What needs to be done: Could the lines from the start of the data through the line with "51.1, 50.4, 50.1];" be set down exactly, with no pictures among them?

------------------------------

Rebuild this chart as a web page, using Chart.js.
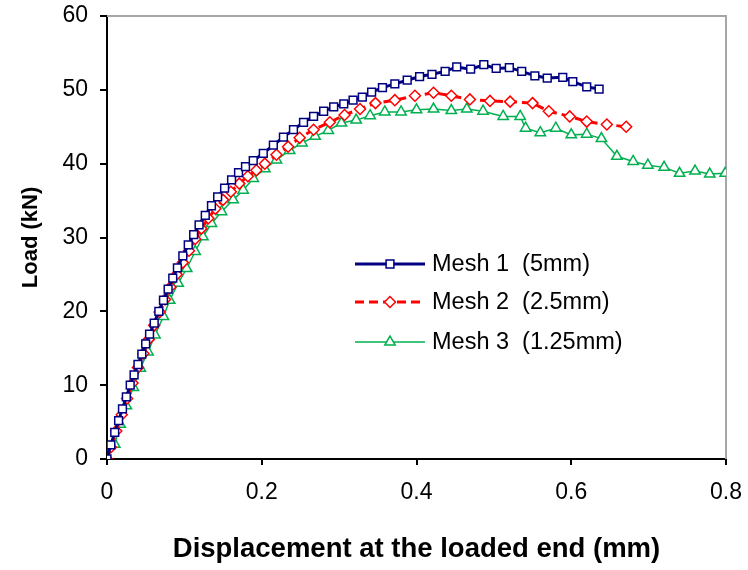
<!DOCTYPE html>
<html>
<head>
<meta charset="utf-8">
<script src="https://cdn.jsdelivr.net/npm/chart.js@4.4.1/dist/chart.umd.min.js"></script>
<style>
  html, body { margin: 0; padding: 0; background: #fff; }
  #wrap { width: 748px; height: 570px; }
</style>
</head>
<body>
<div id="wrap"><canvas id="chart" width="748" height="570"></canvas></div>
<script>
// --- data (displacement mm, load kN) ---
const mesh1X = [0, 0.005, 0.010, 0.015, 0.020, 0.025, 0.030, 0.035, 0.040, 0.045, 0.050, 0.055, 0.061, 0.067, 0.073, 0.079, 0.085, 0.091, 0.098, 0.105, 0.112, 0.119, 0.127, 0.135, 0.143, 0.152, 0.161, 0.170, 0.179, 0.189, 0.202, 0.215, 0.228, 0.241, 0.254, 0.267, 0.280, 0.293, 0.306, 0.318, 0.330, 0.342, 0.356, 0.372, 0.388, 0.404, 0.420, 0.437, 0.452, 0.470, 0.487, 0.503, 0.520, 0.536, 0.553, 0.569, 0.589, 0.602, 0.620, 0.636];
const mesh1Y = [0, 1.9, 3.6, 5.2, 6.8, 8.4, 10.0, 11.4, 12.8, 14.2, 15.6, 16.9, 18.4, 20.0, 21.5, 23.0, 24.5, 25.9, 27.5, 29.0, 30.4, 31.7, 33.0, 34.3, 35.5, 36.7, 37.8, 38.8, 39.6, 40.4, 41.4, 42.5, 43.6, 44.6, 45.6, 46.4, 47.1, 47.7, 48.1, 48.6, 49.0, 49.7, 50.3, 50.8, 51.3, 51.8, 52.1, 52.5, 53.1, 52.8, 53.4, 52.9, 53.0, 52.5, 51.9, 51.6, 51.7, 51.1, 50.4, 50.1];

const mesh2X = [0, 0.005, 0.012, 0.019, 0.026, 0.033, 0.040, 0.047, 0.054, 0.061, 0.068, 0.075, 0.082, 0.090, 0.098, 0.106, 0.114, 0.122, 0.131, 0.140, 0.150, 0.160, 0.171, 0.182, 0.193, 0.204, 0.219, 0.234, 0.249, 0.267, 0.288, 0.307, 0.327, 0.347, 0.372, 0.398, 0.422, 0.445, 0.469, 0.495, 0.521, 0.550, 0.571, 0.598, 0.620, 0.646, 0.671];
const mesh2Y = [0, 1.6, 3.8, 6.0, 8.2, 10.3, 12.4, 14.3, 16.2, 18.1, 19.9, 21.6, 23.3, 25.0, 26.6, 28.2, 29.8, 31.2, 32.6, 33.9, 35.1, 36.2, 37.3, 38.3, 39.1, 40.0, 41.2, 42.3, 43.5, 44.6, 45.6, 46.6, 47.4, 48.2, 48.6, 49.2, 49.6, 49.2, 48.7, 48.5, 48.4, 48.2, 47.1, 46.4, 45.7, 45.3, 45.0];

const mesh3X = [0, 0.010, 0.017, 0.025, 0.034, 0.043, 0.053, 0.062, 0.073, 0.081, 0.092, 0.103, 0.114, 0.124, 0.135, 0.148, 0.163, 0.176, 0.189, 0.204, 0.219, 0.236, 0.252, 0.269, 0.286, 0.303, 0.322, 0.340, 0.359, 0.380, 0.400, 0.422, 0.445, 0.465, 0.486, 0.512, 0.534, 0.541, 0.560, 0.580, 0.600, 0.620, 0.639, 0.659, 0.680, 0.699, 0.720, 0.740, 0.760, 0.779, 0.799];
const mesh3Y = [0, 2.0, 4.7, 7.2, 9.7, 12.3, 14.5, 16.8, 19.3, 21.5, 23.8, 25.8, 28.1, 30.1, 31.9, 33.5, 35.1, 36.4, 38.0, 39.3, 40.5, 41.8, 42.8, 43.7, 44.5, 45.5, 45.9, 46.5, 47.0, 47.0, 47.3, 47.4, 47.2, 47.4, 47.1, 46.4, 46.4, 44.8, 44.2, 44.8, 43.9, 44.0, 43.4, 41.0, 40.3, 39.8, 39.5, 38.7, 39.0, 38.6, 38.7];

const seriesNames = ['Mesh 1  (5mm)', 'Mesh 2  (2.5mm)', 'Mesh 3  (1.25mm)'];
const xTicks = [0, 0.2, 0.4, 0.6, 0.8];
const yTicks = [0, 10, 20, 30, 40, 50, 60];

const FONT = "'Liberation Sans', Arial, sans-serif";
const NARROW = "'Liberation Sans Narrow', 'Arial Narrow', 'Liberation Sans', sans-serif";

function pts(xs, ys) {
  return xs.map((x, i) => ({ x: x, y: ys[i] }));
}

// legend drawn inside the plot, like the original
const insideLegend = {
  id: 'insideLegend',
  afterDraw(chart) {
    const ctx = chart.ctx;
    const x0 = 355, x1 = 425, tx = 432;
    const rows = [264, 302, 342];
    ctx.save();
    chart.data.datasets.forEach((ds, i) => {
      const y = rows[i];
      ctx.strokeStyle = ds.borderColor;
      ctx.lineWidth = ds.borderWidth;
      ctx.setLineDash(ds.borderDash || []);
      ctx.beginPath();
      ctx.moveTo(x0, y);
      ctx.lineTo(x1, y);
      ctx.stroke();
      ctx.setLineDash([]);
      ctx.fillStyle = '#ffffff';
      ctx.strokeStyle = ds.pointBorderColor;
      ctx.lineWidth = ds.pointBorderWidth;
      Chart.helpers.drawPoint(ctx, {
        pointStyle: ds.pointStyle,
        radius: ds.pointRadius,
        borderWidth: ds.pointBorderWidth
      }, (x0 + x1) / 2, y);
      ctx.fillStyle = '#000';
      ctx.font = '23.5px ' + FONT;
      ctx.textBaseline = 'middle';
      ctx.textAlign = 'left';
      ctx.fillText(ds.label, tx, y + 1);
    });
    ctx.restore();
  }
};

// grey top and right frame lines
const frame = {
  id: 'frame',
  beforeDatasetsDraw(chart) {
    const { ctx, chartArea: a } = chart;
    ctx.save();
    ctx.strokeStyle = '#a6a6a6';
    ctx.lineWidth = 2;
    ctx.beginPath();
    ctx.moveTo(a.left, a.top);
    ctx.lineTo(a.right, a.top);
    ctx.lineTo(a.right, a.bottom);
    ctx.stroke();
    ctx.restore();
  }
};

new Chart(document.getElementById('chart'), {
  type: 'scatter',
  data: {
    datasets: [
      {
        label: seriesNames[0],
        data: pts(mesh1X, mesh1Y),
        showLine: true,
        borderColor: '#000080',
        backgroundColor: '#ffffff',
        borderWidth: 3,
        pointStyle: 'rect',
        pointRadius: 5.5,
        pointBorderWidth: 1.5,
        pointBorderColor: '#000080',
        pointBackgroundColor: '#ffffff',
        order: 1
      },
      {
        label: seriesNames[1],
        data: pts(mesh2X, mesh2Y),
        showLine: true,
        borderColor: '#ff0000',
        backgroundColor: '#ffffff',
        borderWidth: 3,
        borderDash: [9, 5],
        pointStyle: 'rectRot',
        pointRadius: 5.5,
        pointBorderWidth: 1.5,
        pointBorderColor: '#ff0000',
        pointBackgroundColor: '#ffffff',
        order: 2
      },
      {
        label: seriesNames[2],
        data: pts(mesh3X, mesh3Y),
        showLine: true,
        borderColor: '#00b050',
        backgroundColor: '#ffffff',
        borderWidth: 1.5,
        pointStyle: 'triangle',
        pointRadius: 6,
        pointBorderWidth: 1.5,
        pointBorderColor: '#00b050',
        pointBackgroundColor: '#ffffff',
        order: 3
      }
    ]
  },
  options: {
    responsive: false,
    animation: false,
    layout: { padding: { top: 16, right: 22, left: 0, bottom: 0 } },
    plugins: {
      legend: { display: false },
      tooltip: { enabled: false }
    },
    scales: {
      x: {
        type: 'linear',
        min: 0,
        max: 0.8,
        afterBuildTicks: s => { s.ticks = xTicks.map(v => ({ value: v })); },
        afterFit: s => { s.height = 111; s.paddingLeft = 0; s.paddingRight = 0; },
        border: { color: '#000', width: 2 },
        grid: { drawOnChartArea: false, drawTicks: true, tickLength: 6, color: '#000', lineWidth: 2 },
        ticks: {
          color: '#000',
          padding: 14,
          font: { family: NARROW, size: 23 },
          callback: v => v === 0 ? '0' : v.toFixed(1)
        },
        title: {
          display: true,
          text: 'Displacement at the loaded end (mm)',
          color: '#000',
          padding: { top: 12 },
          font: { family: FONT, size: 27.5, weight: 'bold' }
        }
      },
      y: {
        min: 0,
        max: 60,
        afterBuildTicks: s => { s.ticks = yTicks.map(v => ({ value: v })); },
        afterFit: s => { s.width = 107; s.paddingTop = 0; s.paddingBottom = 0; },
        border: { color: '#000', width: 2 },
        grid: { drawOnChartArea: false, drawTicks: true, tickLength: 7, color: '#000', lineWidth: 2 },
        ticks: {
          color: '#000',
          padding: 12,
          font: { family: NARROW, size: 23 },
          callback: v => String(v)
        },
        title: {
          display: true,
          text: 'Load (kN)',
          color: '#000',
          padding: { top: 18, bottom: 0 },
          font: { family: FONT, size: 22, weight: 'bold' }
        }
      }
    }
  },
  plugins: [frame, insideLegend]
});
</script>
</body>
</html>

------------------------------

Correct output:
Rebuild this chart as a web page, using Chart.js.
<!DOCTYPE html>
<html>
<head>
<meta charset="utf-8">
<script src="https://cdn.jsdelivr.net/npm/chart.js@4.4.1/dist/chart.umd.min.js"></script>
<style>
  html, body { margin: 0; padding: 0; background: #fff; }
  #wrap { width: 748px; height: 570px; }
</style>
</head>
<body>
<div id="wrap"><canvas id="chart" width="748" height="570"></canvas></div>
<script>
// --- data (displacement mm, load kN) ---
const mesh1X = [0, 0.005, 0.010, 0.015, 0.020, 0.025, 0.030, 0.035, 0.040, 0.045, 0.050, 0.055, 0.061, 0.067, 0.073, 0.079, 0.085, 0.091, 0.098, 0.105, 0.112, 0.119, 0.127, 0.135, 0.143, 0.152, 0.161, 0.170, 0.179, 0.189, 0.202, 0.215, 0.228, 0.241, 0.254, 0.267, 0.280, 0.293, 0.306, 0.318, 0.330, 0.342, 0.356, 0.372, 0.388, 0.404, 0.420, 0.437, 0.452, 0.470, 0.487, 0.503, 0.520, 0.536, 0.553, 0.569, 0.589, 0.602, 0.620, 0.636];
const mesh1Y = [0, 1.9, 3.6, 5.2, 6.8, 8.4, 10.0, 11.4, 12.8, 14.2, 15.6, 16.9, 18.4, 20.0, 21.5, 23.0, 24.5, 25.9, 27.5, 29.0, 30.4, 31.7, 33.0, 34.3, 35.5, 36.7, 37.8, 38.8, 39.6, 40.4, 41.4, 42.5, 43.6, 44.6, 45.6, 46.4, 47.1, 47.7, 48.1, 48.6, 49.0, 49.7, 50.3, 50.8, 51.3, 51.8, 52.1, 52.5, 53.1, 52.8, 53.4, 52.9, 53.0, 52.5, 51.9, 51.6, 51.7, 51.1, 50.4, 50.1];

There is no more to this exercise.